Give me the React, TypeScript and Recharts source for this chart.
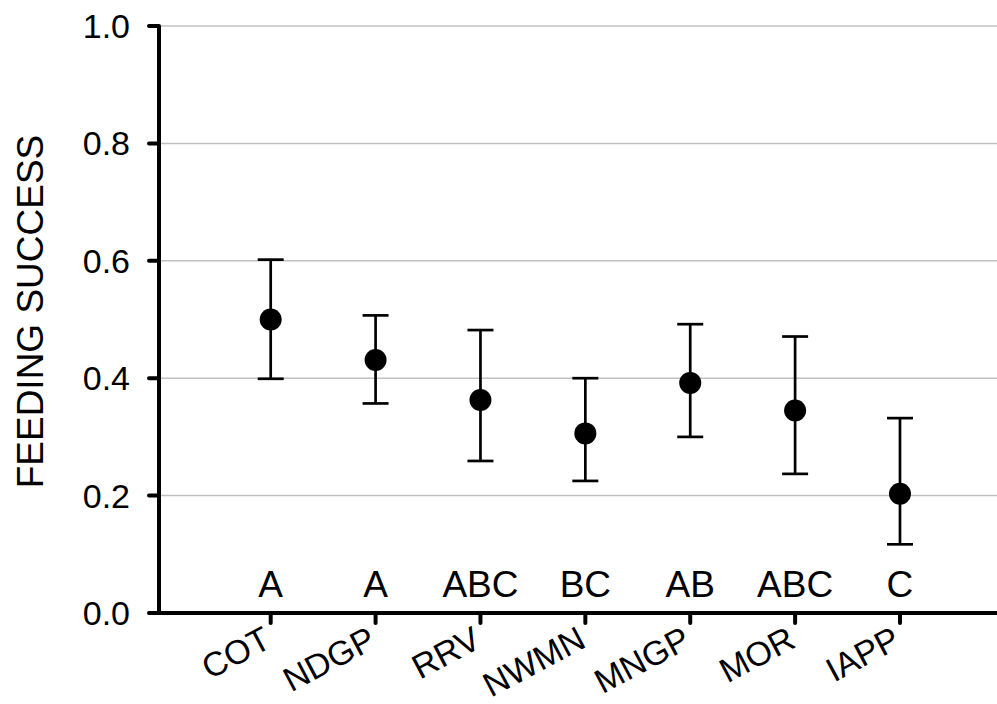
import React from "react";
import {
  ComposedChart,
  Scatter,
  XAxis,
  YAxis,
  CartesianGrid,
  ErrorBar,
} from "recharts";

const sites = ["COT", "NDGP", "RRV", "NWMN", "MNGP", "MOR", "IAPP"];
const means = [0.5, 0.431, 0.363, 0.306, 0.392, 0.345, 0.203];
const lower = [0.399, 0.357, 0.259, 0.225, 0.3, 0.237, 0.117];
const upper = [0.602, 0.507, 0.482, 0.4, 0.492, 0.471, 0.332];
const groups = ["A", "A", "ABC", "BC", "AB", "ABC", "C"];
const yTicks = [0, 0.2, 0.4, 0.6, 0.8, 1.0];
const xTicks = sites.map((_, i) => i);

const font = "'Liberation Sans', Arial, sans-serif";

const data = sites.map((site, i) => ({
  idx: i,
  site,
  mean: means[i],
  err: [means[i] - lower[i], upper[i] - means[i]],
  base: 0,
  group: groups[i],
}));

// rotated site names, right end sitting under the tick
const XTick = (props: any) => {
  const { x, y, payload } = props;
  return (
    <g transform={`translate(${x - 9},${y})`}>
      <text
        textAnchor="end"
        transform="rotate(-28)"
        dy="0.71em"
        fontSize={34}
        fontFamily={font}
        fill="#000"
      >
        {sites[payload.value]}
      </text>
    </g>
  );
};

const YTitle = (props: any) => {
  const vb = props.viewBox;
  const cx = 30;
  const cy = vb.y + vb.height / 2 - 8;
  return (
    <text
      x={cx}
      y={cy}
      transform={`rotate(-90 ${cx} ${cy})`}
      textAnchor="middle"
      dominantBaseline="central"
      fontSize={37}
      fontFamily={font}
      fill="#000"
    >
      FEEDING SUCCESS
    </text>
  );
};

const Dot = (props: any) => (
  <circle cx={props.cx} cy={props.cy} r={11} fill="#000" />
);

const Letter = (props: any) => (
  <text
    x={props.cx}
    y={props.cy - 16}
    textAnchor="middle"
    fontSize={37}
    fontFamily={font}
    fill="#000"
  >
    {props.payload.group}
  </text>
);

export default function App() {
  return (
    <div style={{ position: "absolute", left: 0, top: 0, background: "#fff" }}>
      <ComposedChart
        width={997}
        height={704}
        data={data}
        margin={{ top: 26, right: 0, bottom: 0, left: 0 }}
      >
        <CartesianGrid
          horizontal
          vertical={false}
          stroke="#c0c0c0"
          strokeWidth={1.5}
        />
        <XAxis
          dataKey="idx"
          type="number"
          domain={[-1.065, 6.925]}
          ticks={xTicks}
          allowDataOverflow
          height={91}
          axisLine={{ stroke: "#000", strokeWidth: 4 }}
          tickLine={{ stroke: "#000", strokeWidth: 4, strokeLinecap: "round" }}
          tickSize={10}
          tickMargin={2}
          tick={<XTick />}
          interval={0}
        />
        <YAxis
          width={159}
          domain={[0, 1]}
          ticks={yTicks}
          tickFormatter={(v: number) => v.toFixed(1)}
          axisLine={{ stroke: "#000", strokeWidth: 4 }}
          tickLine={{ stroke: "#000", strokeWidth: 4, strokeLinecap: "round" }}
          tickSize={10}
          tickMargin={19}
          tick={{ fill: "#000", fontSize: 34, fontFamily: font }}
          label={<YTitle />}
        />
        <Scatter dataKey="base" shape={<Letter />} isAnimationActive={false} />
        <Scatter dataKey="mean" shape={<Dot />} isAnimationActive={false}>
          <ErrorBar
            dataKey="err"
            direction="y"
            width={13}
            stroke="#000"
            strokeWidth={2.7}
          />
        </Scatter>
      </ComposedChart>
    </div>
  );
}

Exercise
Quote the full listing above word for word; exclude every picture from the copy.

Completed exercise
Give me the React, TypeScript and Recharts source for this chart.
import React from "react";
import {
  ComposedChart,
  Scatter,
  XAxis,
  YAxis,
  CartesianGrid,
  ErrorBar,
} from "recharts";

const sites = ["COT", "NDGP", "RRV", "NWMN", "MNGP", "MOR", "IAPP"];
const means = [0.5, 0.431, 0.363, 0.306, 0.392, 0.345, 0.203];
const lower = [0.399, 0.357, 0.259, 0.225, 0.3, 0.237, 0.117];
const upper = [0.602, 0.507, 0.482, 0.4, 0.492, 0.471, 0.332];
const groups = ["A", "A", "ABC", "BC", "AB", "ABC", "C"];
const yTicks = [0, 0.2, 0.4, 0.6, 0.8, 1.0];
const xTicks = sites.map((_, i) => i);

const font = "'Liberation Sans', Arial, sans-serif";

const data = sites.map((site, i) => ({
  idx: i,
  site,
  mean: means[i],
  err: [means[i] - lower[i], upper[i] - means[i]],
  base: 0,
  group: groups[i],
}));

// rotated site names, right end sitting under the tick
const XTick = (props: any) => {
  const { x, y, payload } = props;
  return (
    <g transform={`translate(${x - 9},${y})`}>
      <text
        textAnchor="end"
        transform="rotate(-28)"
        dy="0.71em"
        fontSize={34}
        fontFamily={font}
        fill="#000"
      >
        {sites[payload.value]}
      </text>
    </g>
  );
};

const YTitle = (props: any) => {
  const vb = props.viewBox;
  const cx = 30;
  const cy = vb.y + vb.height / 2 - 8;
  return (
    <text
      x={cx}
      y={cy}
      transform={`rotate(-90 ${cx} ${cy})`}
      textAnchor="middle"
      dominantBaseline="central"
      fontSize={37}
      fontFamily={font}
      fill="#000"
    >
      FEEDING SUCCESS
    </text>
  );
};

const Dot = (props: any) => (
  <circle cx={props.cx} cy={props.cy} r={11} fill="#000" />
);

const Letter = (props: any) => (
  <text
    x={props.cx}
    y={props.cy - 16}
    textAnchor="middle"
    fontSize={37}
    fontFamily={font}
    fill="#000"
  >
    {props.payload.group}
  </text>
);

export default function App() {
  return (
    <div style={{ position: "absolute", left: 0, top: 0, background: "#fff" }}>
      <ComposedChart
        width={997}
        height={704}
        data={data}
        margin={{ top: 26, right: 0, bottom: 0, left: 0 }}
      >
        <CartesianGrid
          horizontal
          vertical={false}
          stroke="#c0c0c0"
          strokeWidth={1.5}
        />
        <XAxis
          dataKey="idx"
          type="number"
          domain={[-1.065, 6.925]}
          ticks={xTicks}
          allowDataOverflow
          height={91}
          axisLine={{ stroke: "#000", strokeWidth: 4 }}
          tickLine={{ stroke: "#000", strokeWidth: 4, strokeLinecap: "round" }}
          tickSize={10}
          tickMargin={2}
          tick={<XTick />}
          interval={0}
        />
        <YAxis
          width={159}
          domain={[0, 1]}
          ticks={yTicks}
          tickFormatter={(v: number) => v.toFixed(1)}
          axisLine={{ stroke: "#000", strokeWidth: 4 }}
          tickLine={{ stroke: "#000", strokeWidth: 4, strokeLinecap: "round" }}
          tickSize={10}
          tickMargin={19}
          tick={{ fill: "#000", fontSize: 34, fontFamily: font }}
          label={<YTitle />}
        />
        <Scatter dataKey="base" shape={<Letter />} isAnimationActive={false} />
        <Scatter dataKey="mean" shape={<Dot />} isAnimationActive={false}>
          <ErrorBar
            dataKey="err"
            direction="y"
            width={13}
            stroke="#000"
            strokeWidth={2.7}
          />
        </Scatter>
      </ComposedChart>
    </div>
  );
}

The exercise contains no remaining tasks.